Write the listing below out again exactly, dropping the images.

• • • • •

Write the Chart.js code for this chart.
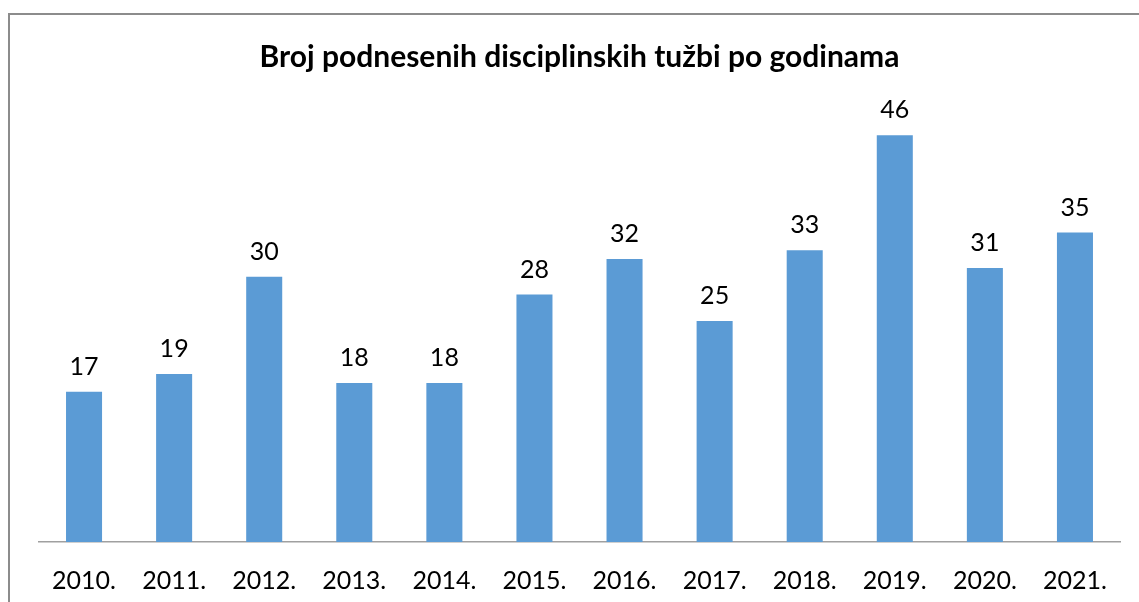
<!DOCTYPE html>
<html>
<head>
<meta charset="utf-8">
<script src="https://cdn.jsdelivr.net/npm/chart.js@4"></script>
<style>
html,body{margin:0;padding:0;background:#fff;overflow:hidden;}
#wrap{position:relative;width:1139px;height:602px;}
#frame{position:absolute;left:8px;top:13px;width:1300px;height:800px;border:2px solid #8c8c8c;box-sizing:border-box;}
canvas{position:absolute;left:0;top:0;}
</style>
</head>
<body>
<div id="wrap">
<div id="frame"></div>
<canvas id="c" width="1139" height="602"></canvas>
</div>
<script>
const categories = ["2010.","2011.","2012.","2013.","2014.","2015.","2016.","2017.","2018.","2019.","2020.","2021."];
const values = [17,19,30,18,18,28,32,25,33,46,31,35];
const titleText = "Broj podnesenih disciplinskih tužbi po godinama";

const labelPlugin = {
  id: 'valueLabels',
  afterDatasetsDraw(chart) {
    const ctx = chart.ctx;
    const meta = chart.getDatasetMeta(0);
    ctx.save();
    ctx.font = '25px Lato';
    ctx.fillStyle = '#000';
    ctx.textAlign = 'center';
    ctx.textBaseline = 'middle';
    meta.data.forEach((bar, i) => {
      ctx.fillText(String(values[i]), bar.x, bar.y - 25);
    });
    ctx.restore();
  }
};

new Chart(document.getElementById('c'), {
  type: 'bar',
  data: {
    labels: categories,
    datasets: [{
      data: values,
      backgroundColor: '#5B9BD5',
      borderWidth: 0,
      barPercentage: 0.4,
      categoryPercentage: 1.0
    }]
  },
  options: {
    responsive: false,
    animation: false,
    layout: { padding: { left: 39, right: 19, top: 0, bottom: 0 } },
    plugins: {
      legend: { display: false },
      tooltip: { enabled: false },
      title: {
        display: true,
        text: titleText,
        color: '#000',
        font: { family: 'Lato', size: 30, weight: 'bold', lineHeight: 1.2 },
        padding: { top: 39, bottom: 25 }
      }
    },
    scales: {
      x: {
        grid: { display: false },
        border: { display: true, color: '#a0a0a0', width: 1.5 },
        ticks: { color: '#000', font: { family: 'Lato', size: 25 }, padding: 16, maxRotation: 0, autoSkip: false },
        afterFit(scale) { scale.height = 60; }
      },
      y: {
        display: false,
        min: 0,
        max: 50
      }
    }
  },
  plugins: [labelPlugin]
});
</script>
</body>
</html>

• • • • •

# Worked answer
Write the Chart.js code for this chart.
<!DOCTYPE html>
<html>
<head>
<meta charset="utf-8">
<script src="https://cdn.jsdelivr.net/npm/chart.js@4"></script>
<style>
html,body{margin:0;padding:0;background:#fff;overflow:hidden;}
#wrap{position:relative;width:1139px;height:602px;}
#frame{position:absolute;left:8px;top:13px;width:1300px;height:800px;border:2px solid #8c8c8c;box-sizing:border-box;}
canvas{position:absolute;left:0;top:0;}
</style>
</head>
<body>
<div id="wrap">
<div id="frame"></div>
<canvas id="c" width="1139" height="602"></canvas>
</div>
<script>
const categories = ["2010.","2011.","2012.","2013.","2014.","2015.","2016.","2017.","2018.","2019.","2020.","2021."];
const values = [17,19,30,18,18,28,32,25,33,46,31,35];
const titleText = "Broj podnesenih disciplinskih tužbi po godinama";

const labelPlugin = {
  id: 'valueLabels',
  afterDatasetsDraw(chart) {
    const ctx = chart.ctx;
    const meta = chart.getDatasetMeta(0);
    ctx.save();
    ctx.font = '25px Lato';
    ctx.fillStyle = '#000';
    ctx.textAlign = 'center';
    ctx.textBaseline = 'middle';
    meta.data.forEach((bar, i) => {
      ctx.fillText(String(values[i]), bar.x, bar.y - 25);
    });
    ctx.restore();
  }
};

new Chart(document.getElementById('c'), {
  type: 'bar',
  data: {
    labels: categories,
    datasets: [{
      data: values,
      backgroundColor: '#5B9BD5',
      borderWidth: 0,
      barPercentage: 0.4,
      categoryPercentage: 1.0
    }]
  },
  options: {
    responsive: false,
    animation: false,
    layout: { padding: { left: 39, right: 19, top: 0, bottom: 0 } },
    plugins: {
      legend: { display: false },
      tooltip: { enabled: false },
      title: {
        display: true,
        text: titleText,
        color: '#000',
        font: { family: 'Lato', size: 30, weight: 'bold', lineHeight: 1.2 },
        padding: { top: 39, bottom: 25 }
      }
    },
    scales: {
      x: {
        grid: { display: false },
        border: { display: true, color: '#a0a0a0', width: 1.5 },
        ticks: { color: '#000', font: { family: 'Lato', size: 25 }, padding: 16, maxRotation: 0, autoSkip: false },
        afterFit(scale) { scale.height = 60; }
      },
      y: {
        display: false,
        min: 0,
        max: 50
      }
    }
  },
  plugins: [labelPlugin]
});
</script>
</body>
</html>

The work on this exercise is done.